The suttas give the actual criterion. MN 117 (Mahācattārīsaka) defines sammā samādhi not by depth or phenomenology but by its supports: "unification of mind (cittass'ekaggatā) equipped with the seven factors [right view → right mindfulness] is called noble right concentration with its supports (sa-upanisā) and requisites (sa-parikkhārā)." The same sutta distinguishes a mundane eightfold path (good rebirth) from the noble one (nibbāna).
This is the same structural move as MN 44: samādhi defined by what supports it (satipaṭṭhāna as nimitta, right effort as parikkhāra in MN 44; the seven factors as upanisā/parikkhāra in MN 117). Therefore:
The sammā/micchā distinction is not about depth — it is about integration with the path. A concentration is "right" by virtue of being conditioned by right view and companioned by the other factors, not by how absorbed it is.

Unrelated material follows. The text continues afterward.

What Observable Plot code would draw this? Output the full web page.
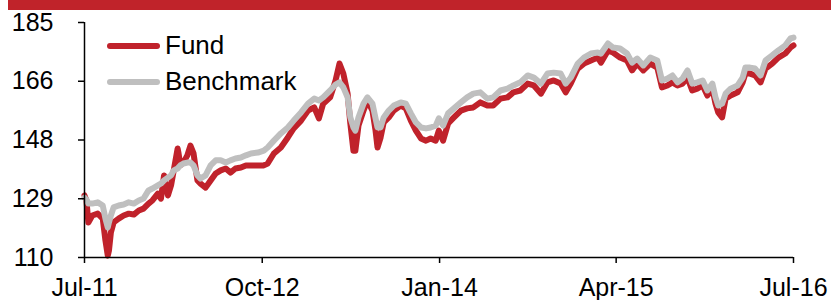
<!DOCTYPE html>
<html>
<head>
<meta charset="utf-8">
<script src="https://cdn.jsdelivr.net/npm/d3@7"></script>
<script src="https://cdn.jsdelivr.net/npm/@observablehq/plot@0.6"></script>
<style>
  html, body { margin: 0; padding: 0; background: #fff; }
  #wrap { position: relative; width: 831px; height: 300px; font-family: "Liberation Sans", Arial, sans-serif; overflow: hidden; }
  #topbar { position: absolute; left: 8px; top: 0; width: 823px; height: 10px; background: #C0232A; }
  .lg-line { position: absolute; height: 6px; border-radius: 3px; }
  .lg-text { position: absolute; font-size: 26px; line-height: 26px; color: #000; white-space: nowrap; }
  #chart { position: absolute; left: 0; top: 0; }
</style>
</head>
<body>
<div id="wrap">
  <div id="chart"></div>
  <div id="topbar"></div>
  <div id="legend"></div>
</div>
<script>
const dates = [
"2011-07-01","2011-07-06","2011-07-11","2011-07-21","2011-08-04","2011-08-17","2011-08-24","2011-08-30","2011-09-02","2011-09-07",
"2011-09-14","2011-09-27","2011-10-10","2011-10-23","2011-11-05","2011-11-18","2011-11-30","2011-12-13","2011-12-23","2012-01-06",
"2012-01-14","2012-01-22","2012-02-01","2012-02-09","2012-02-16","2012-02-26","2012-02-28","2012-03-04","2012-03-12","2012-03-22",
"2012-03-30","2012-04-07","2012-04-17","2012-04-25","2012-05-08","2012-05-21","2012-06-03","2012-06-16","2012-06-29","2012-07-11",
"2012-07-24","2012-08-07","2012-08-20","2012-09-02","2012-09-20","2012-10-05","2012-10-15","2012-10-31","2012-11-18","2012-12-06",
"2012-12-21","2013-01-09","2013-01-27","2013-02-12","2013-02-24","2013-03-07","2013-03-25","2013-04-08","2013-04-18","2013-04-28",
"2013-05-09","2013-05-16","2013-05-24","2013-05-29","2013-06-06","2013-06-19","2013-06-29","2013-07-12","2013-07-20","2013-07-25",
"2013-08-02","2013-08-10","2013-08-23","2013-09-05","2013-09-23","2013-10-06","2013-10-19","2013-11-01","2013-11-14","2013-11-27",
"2013-12-09","2013-12-22","2013-12-30","2014-01-10","2014-01-23","2014-02-07","2014-02-25","2014-03-13","2014-03-29","2014-04-16",
"2014-05-04","2014-05-19","2014-06-07","2014-06-25","2014-07-10","2014-07-28","2014-08-16","2014-09-01","2014-09-19","2014-10-06",
"2014-10-22","2014-11-09","2014-11-22","2014-12-05","2014-12-23","2015-01-08","2015-01-26","2015-02-13","2015-02-21","2015-03-11",
"2015-03-24","2015-04-11","2015-04-29","2015-05-12","2015-05-25","2015-06-10","2015-06-28","2015-07-16","2015-07-28","2015-08-11",
"2015-08-24","2015-09-06","2015-09-19","2015-10-02","2015-10-14","2015-10-27","2015-11-10","2015-11-22","2015-12-05","2015-12-13",
"2015-12-20","2015-12-30","2016-01-08","2016-01-21","2016-02-08","2016-02-21","2016-02-28","2016-03-11","2016-03-24","2016-04-07",
"2016-04-20","2016-05-07","2016-05-23","2016-06-10","2016-06-23","2016-07-01"
];
const fund = [
129.8,128.2,121.2,123.4,124.0,122.4,115.4,110.6,112.2,118.0,
121.2,122.4,123.4,124.0,123.7,125.0,125.6,127.2,128.2,130.4,
128.8,136.2,129.8,133.0,137.8,144.8,143.5,139.4,140.3,142.6,
145.7,143.2,134.6,133.6,132.3,134.6,136.8,137.8,138.4,137.1,
138.4,138.7,139.4,139.4,139.4,139.4,140.0,143.2,145.1,148.3,
151.2,153.7,156.9,157.9,154.4,159.1,161.1,166.5,171.9,168.7,
162.3,152.8,144.1,144.1,152.1,156.9,160.1,156.9,150.5,145.1,
148.3,153.1,154.7,156.9,158.5,157.6,153.7,150.5,148.0,147.3,
148.0,147.3,150.5,147.3,152.8,154.7,156.9,157.6,157.9,159.5,
158.5,158.5,160.7,161.1,162.7,163.3,165.5,164.9,162.3,165.9,
166.5,165.5,162.7,165.5,170.3,171.9,172.9,173.8,172.2,176.1,
175.4,173.8,172.9,169.7,171.9,169.7,171.9,170.6,164.3,164.9,
165.9,164.9,165.5,167.4,163.3,163.9,164.9,161.7,163.9,159.1,
156.3,154.7,160.7,161.7,162.7,165.9,168.7,168.7,168.1,165.9,
170.3,171.9,173.8,175.1,177.0,177.7
];
const bench = [
129.1,128.5,127.2,127.2,127.6,126.6,122.4,119.6,121.2,123.4,
126.0,126.6,126.9,127.6,127.2,128.2,128.8,131.4,132.0,133.0,
133.6,134.6,135.5,136.2,137.8,138.4,138.7,139.4,140.0,140.3,
140.3,139.4,136.2,135.2,136.2,139.4,141.0,141.0,140.3,141.0,
141.6,141.9,142.6,143.2,143.5,144.1,145.1,147.3,149.6,151.5,
153.7,156.3,159.1,160.7,160.1,161.1,163.3,165.2,165.9,164.3,
161.1,154.7,151.5,150.5,154.7,159.1,161.1,159.1,154.4,151.5,
151.5,154.7,156.9,158.5,159.5,159.1,156.0,153.1,151.5,151.2,
151.5,152.1,154.4,152.1,156.0,157.6,159.5,161.1,162.3,162.7,
160.7,161.1,163.3,163.9,164.9,165.9,168.1,167.4,165.5,168.7,
169.0,168.7,165.5,167.4,171.9,173.8,175.1,175.4,175.1,178.3,
177.0,176.7,175.1,172.2,173.5,171.3,173.8,172.9,166.5,167.1,
168.1,165.9,167.1,169.7,165.5,165.9,166.5,163.3,165.5,161.1,
158.5,159.1,162.3,163.9,164.9,167.4,170.6,170.6,170.3,168.1,
172.9,174.5,176.1,177.7,179.9,180.2
];
const seriesNames = ["Fund", "Benchmark"];
const seriesColors = ["#C0222B", "#BFBFBF"];
const yTicks = [110, 128.75, 147.5, 166.25, 185];
const xTicks = ["2011-07-01","2012-10-01","2014-01-01","2015-04-01","2016-07-01"];

const parse = d3.utcParse("%Y-%m-%d");
const fundData = dates.map((d, i) => ({date: parse(d), value: fund[i]}));
const benchData = dates.map((d, i) => ({date: parse(d), value: bench[i]}));
const xTickDates = xTicks.map(parse);
const fmt = d3.utcFormat("%b-%y");

const plot = Plot.plot({
  width: 831,
  height: 300,
  marginLeft: 84,
  marginRight: 38,
  marginTop: 22,
  marginBottom: 43,
  style: {fontFamily: "'Liberation Sans', Arial, sans-serif", fontSize: "25px", color: "#000", background: "transparent", overflow: "visible"},
  x: {type: "utc", domain: [xTickDates[0], xTickDates[xTickDates.length - 1]], label: null},
  y: {domain: [110, 185], label: null},
  marks: [
    Plot.line(fundData, {x: "date", y: "value", stroke: seriesColors[0], strokeWidth: 6, strokeLinejoin: "round", strokeLinecap: "round"}),
    Plot.line(benchData, {x: "date", y: "value", stroke: seriesColors[1], strokeWidth: 6, strokeLinejoin: "round", strokeLinecap: "round"}),
    Plot.ruleX([xTickDates[0]], {stroke: "#000", strokeWidth: 1.5}),
    Plot.ruleY([110], {stroke: "#000", strokeWidth: 1.5}),
    Plot.axisY({ticks: yTicks, tickFormat: d => String(Math.round(d)), tickSize: 6, tickPadding: 25, fontSize: 25, label: null, stroke: "#000", strokeWidth: 1.5, strokeOpacity: 1}),
    Plot.axisX({ticks: xTickDates, tickFormat: fmt, tickSize: 6, tickPadding: 15, fontSize: 25, label: null, stroke: "#000", strokeWidth: 1.5, strokeOpacity: 1})
  ]
});
document.getElementById("chart").appendChild(plot);

const legend = document.getElementById("legend");
const lgTops = [32, 68];
seriesNames.forEach((name, i) => {
  const line = document.createElement("div");
  line.className = "lg-line";
  line.style.left = "107px";
  line.style.width = "53px";
  line.style.top = (lgTops[i] + 11) + "px";
  line.style.background = seriesColors[i];
  legend.appendChild(line);
  const t = document.createElement("div");
  t.className = "lg-text";
  t.style.left = "165px";
  t.style.top = lgTops[i] + "px";
  t.textContent = name;
  legend.appendChild(t);
});
</script>
</body>
</html>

This locks the thesis. The "perennial samādhi" is the paradigm of samādhi detached from the path — deep, attainable, real, and mundane at best, micchā at worst. The Buddha's samādhi is not a deeper version of the same thing; it is a differently-conditioned thing. Which is exactly the student's earlier correction: not sunk into an object, but relying on the factors of the path. And it disarms the Visuddhimagga question entirely: a Vism-style absorption could be phenomenally magnificent and still fail the MN 117 test if pursued as an end, decoupled from right view. Depth was never the qualifier.
V. Where it lands
The relevant axis is not orality-vs-writing, nor early-vs-late, nor even absorbed-vs-aware. It is:
path-integrated samādhi (sammā) vs. path-independent absorption (the perennial type) — and the suttas define the difference by its supports, not by its depth.

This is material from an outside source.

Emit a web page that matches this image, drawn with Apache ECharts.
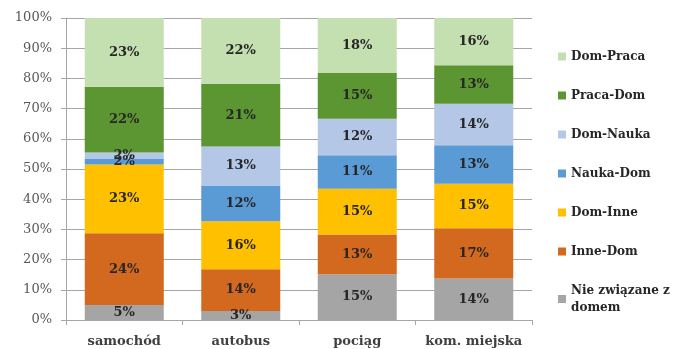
<!DOCTYPE html>
<html><head><meta charset="utf-8">
<script src="https://cdn.jsdelivr.net/npm/echarts@6/dist/echarts.min.js"></script>
<style>html,body{margin:0;padding:0;background:#fff}#c{width:675px;height:349px}</style>
</head><body><div id="c"></div>
<script>
const categories = ['samochód', 'autobus', 'pociąg', 'kom. miejska'];
const seriesNames = ['Nie związane z domem', 'Inne-Dom', 'Dom-Inne', 'Nauka-Dom', 'Dom-Nauka', 'Praca-Dom', 'Dom-Praca'];
const nieZwiazane = [5, 3, 15, 14];
const inneDom = [24, 14, 13, 17];
const domInne = [23, 16, 15, 15];
const naukaDom = [2, 12, 11, 13];
const domNauka = [2, 13, 12, 14];
const pracaDom = [22, 21, 15, 13];
const domPraca = [23, 22, 18, 16];
const yTicks = [0, 10, 20, 30, 40, 50, 60, 70, 80, 90, 100];
const colors = ['#A5A5A5', '#D2691E', '#FFC000', '#5B9BD5', '#B4C7E7', '#5B9632', '#C4DFB0'];

const raw = [nieZwiazane, inneDom, domInne, naukaDom, domNauka, pracaDom, domPraca];
const totals = categories.map((c, i) => raw.reduce((s, a) => s + a[i], 0));
const font = '"DejaVu Serif", serif';

const series = raw.map((arr, si) => ({
  name: seriesNames[si],
  type: 'bar',
  stack: 'total',
  barWidth: 79,
  itemStyle: { color: colors[si] },
  label: {
    show: true, position: 'inside',
    formatter: p => arr[p.dataIndex] + '%',
    fontFamily: font, fontWeight: 'bold', fontSize: 13, color: '#262626'
  },
  data: arr.map((v, i) => v / totals[i] * 100)
}));

const chart = echarts.init(document.getElementById('c'));
chart.setOption({
  animation: false,
  grid: { left: 66, right: 143, top: 18, bottom: 29 },
  legend: {
    orient: 'vertical', left: 553, top: 43, height: 305,
    data: seriesNames.slice().reverse(),
    itemWidth: 8, itemHeight: 8, itemGap: 22,
    icon: 'rect',
    textStyle: { fontFamily: font, fontWeight: 'bold', fontSize: 12, color: '#262626', lineHeight: 17 },
    formatter: n => n === 'Nie związane z domem' ? 'Nie związane z\ndomem' : n
  },
  xAxis: {
    type: 'category', data: categories,
    axisLine: { lineStyle: { color: '#A6A6A6' } },
    axisTick: { show: true, interval: 0, alignWithLabel: false, length: 5, lineStyle: { color: '#A6A6A6' } },
    axisLabel: { interval: 0, hideOverlap: false, fontFamily: font, fontWeight: 'bold', fontSize: 13, color: '#404040', margin: 15 }
  },
  yAxis: {
    type: 'value', min: 0, max: 100, interval: 10,
    axisLine: { show: true, lineStyle: { color: '#A6A6A6' } },
    axisTick: { show: true, length: 5, lineStyle: { color: '#A6A6A6' } },
    splitLine: { lineStyle: { color: '#A6A6A6' } },
    axisLabel: {
      fontFamily: font, fontSize: 13, color: '#595959', margin: 14,
      formatter: v => yTicks.includes(v) ? v + '%' : ''
    }
  },
  series: series
});
</script>
</body></html>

The "perennial samādhi" — Upaniṣadic reabsorption into brahman, Yogic coincidence-with-object, Christian unio mystica, and arguably the Visuddhimagga's later absorption-jhāna — is real, deep, and cross-culturally attested. What the Buddha is recorded as having found under the rose-apple tree is not a more profound instance of it but a concentration of a different conditioning: born of seclusion, retaining mindfulness, supported by satipaṭṭhāna and right effort, integrated with right view, and therefore sammā.
Sources
Primary (Pāli):
- MN 36 — Mahāsaccaka Sutta — the rose-apple jhāna.

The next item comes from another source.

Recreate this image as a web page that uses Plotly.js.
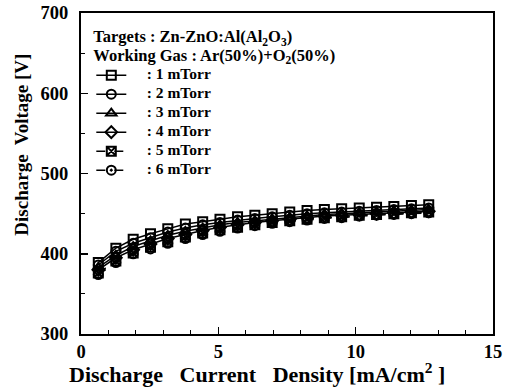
<!DOCTYPE html>
<html>
<head>
<meta charset="utf-8">
<script src="https://cdn.plot.ly/plotly-3.0.1.min.js"></script>
<style>html,body{margin:0;padding:0;background:#fff;}#chart{width:513px;height:387px;}</style>
</head>
<body>
<div id="chart"></div>
<script>
const currentDensity = [0.63, 1.27, 1.9, 2.53, 3.16, 3.8, 4.43, 5.06, 5.7, 6.33, 6.96, 7.6, 8.23, 8.86, 9.49, 10.13, 10.76, 11.39, 12.03, 12.66];
const v1mTorr = [389, 407, 418, 425, 431, 437, 440, 443, 446, 448, 450, 452, 454, 455, 456, 457, 458, 459, 460, 461];
const v2mTorr = [386, 403, 413, 420, 427, 432, 436, 439, 442, 444, 446, 448, 450, 451, 452, 453, 454, 455, 456, 457];
const v3mTorr = [383, 398, 409, 416, 423, 428, 432, 436, 439, 441, 443, 445, 447, 449, 450, 451, 452, 453, 454, 455];
const v4mTorr = [380, 395, 405, 412, 419, 424, 429, 433, 436, 439, 441, 443, 445, 447, 448, 449, 450, 451, 452, 453];
const v5mTorr = [376, 391, 401, 408, 415, 421, 426, 430, 433, 436, 439, 441, 443, 445, 446, 448, 449, 450, 451, 452];
const v6mTorr = [374, 389, 400, 406, 413, 419, 424, 428, 432, 435, 438, 440, 442, 444, 445, 447, 448, 449, 450, 451];
const seriesNames = [": 1 mTorr", ": 2 mTorr", ": 3 mTorr", ": 4 mTorr", ": 5 mTorr", ": 6 mTorr"];
const xTitle = "Discharge\u00a0\u00a0 Current\u00a0\u00a0 Density [mA/cm<sup>2</sup> ]";
const yTitle = "Discharge\u00a0 Voltage [V]";
const headerLine1 = "Targets : Zn-ZnO:Al(Al<sub>2</sub>O<sub>3</sub>)";
const headerLine2 = "Working Gas : Ar(50%)+O<sub>2</sub>(50%)";

const allY = [v1mTorr, v2mTorr, v3mTorr, v4mTorr, v5mTorr, v6mTorr];
const symbols = ["square-open", "circle-open", "triangle-up-open", "diamond-open", "square-x-open", "circle-open-dot"];
const dashes = ["solid", "solid", "solid", "solid", "dash", "dash"];
const FONT = "Liberation Serif, Times New Roman, serif";

const traces = allY.map((ys, i) => ({
  x: currentDensity, y: ys,
  name: '<span style="font-size:15.5px">\u00a0\u00a0\u00a0\u00a0' + seriesNames[i] + '</span>',
  type: "scatter", mode: "lines+markers",
  line: {color: "black", width: 1.5, dash: dashes[i]},
  marker: {symbol: symbols[i], size: 9, color: "black", line: {color: "black", width: 2}}
}));

const axisCommon = {
  showgrid: false, zeroline: false, showline: true, linecolor: "black", linewidth: 2,
  mirror: true, ticks: "inside", ticklen: 7, tickwidth: 1.5, tickcolor: "black",
  tickfont: {family: FONT, size: 18.5, color: "black", weight: "bold"}
};

const layout = {
  width: 513, height: 387,
  margin: {l: 81, r: 20, t: 13, b: 53},
  paper_bgcolor: "white", plot_bgcolor: "white",
  showlegend: true,
  legend: {
    x: 0.025, y: 0.965, xanchor: "left", yanchor: "top", bgcolor: "rgba(0,0,0,0)",
    font: {family: FONT, size: 11, color: "black", weight: "bold"},
    title: {
      text: '<span style="font-size:16.5px">' + headerLine1 + '</span><br><span style="font-size:16.5px">' + headerLine2 + '</span>',
      side: "top", font: {family: FONT, size: 14, color: "black", weight: "bold"}
    },
    tracegroupgap: 0
  },
  xaxis: Object.assign({}, axisCommon, {
    range: [0, 15], dtick: 5, tick0: 0, ticklabelstandoff: 0,
    minor: {dtick: 1, ticks: "inside", ticklen: 4, tickcolor: "black", tickwidth: 1}
  }),
  yaxis: Object.assign({}, axisCommon, {
    range: [300, 700], dtick: 100, tick0: 300, ticklabelstandoff: 7,
    minor: {dtick: 50, ticks: "inside", ticklen: 4, tickcolor: "black", tickwidth: 1}
  }),
  annotations: [{
    text: yTitle, textangle: -90, xref: "paper", yref: "paper",
    x: -0.143, y: 0.59, xanchor: "center", yanchor: "middle", showarrow: false,
    font: {family: FONT, size: 19, color: "black", weight: "bold"}
  }, {
    text: xTitle, xref: "paper", yref: "paper",
    x: 0.427, y: -0.12, xanchor: "center", yanchor: "middle", showarrow: false,
    font: {family: FONT, size: 22, color: "black", weight: "bold"}
  }]
};

Plotly.newPlot("chart", traces, layout, {displayModeBar: false, staticPlot: true});
</script>
</body>
</html>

- MN 26 — Ariyapariyesana Sutta — the Āḷāra/Uddaka narrative and their rejection.
- MN 44 — Cūḷavedalla Sutta — satipaṭṭhāna as samādhinimitta.
- MN 117 — Mahācattārīsaka Sutta — sammā samādhi defined by its supports; mundane vs. noble path.
- AN 10.72 — Kaṇṭaka Sutta — "sound is a thorn to the first jhāna."
- Bṛhadāraṇyaka Up. 4.3; Chāndogya Up. 6; Mokṣadharma (Mahābhārata XII); Yoga Sūtra 1.2, 1.17–1.51.
Secondary — Indian meditation:
- Johannes Bronkhorst, The Two Traditions of Meditation in Ancient India (1993) — summary.
- Alexander Wynne, The Origin of Buddhist Meditation (2007) — Semantic Scholar.
- Grzegorz Polak, Reexamining Jhāna (2011) — PDF.
- Keren Arbel, Early Buddhist Meditation: The Four Jhānas as the Actualization of Insight (2017) — book.
- Sujato & Brahmali, The Authenticity of the Early Buddhist Texts; Bhikkhu Anālayo, comparative Āgama/Nikāya studies; Richard Gombrich, How Buddhism Began.
Comparative / historiographical:
- Teresa of Ávila, Interior Castle (Mansions 5–7); Meister Eckhart, the Grund sermons; The Cloud of Unknowing.
- Steven Katz, Mysticism and Philosophical Analysis (the constructivist challenge to "perennialism").
- David McMahan, The Making of Buddhist Modernism; Gregory Schopen (on textual privileging).
- Frits Staal; Michael Witzel (Vedic oral transmission).
Note on method: this dialogue argues a position; it does not settle the field. The secondary works cited advance contested theses (Wynne's Brahminical attribution, Polak's and Arbel's anti-absorption readings, Bronkhorst's two-traditions model are all disputed). Treat the cited works as entry points to verify against the primary Pāli/Sanskrit — not as conclusions.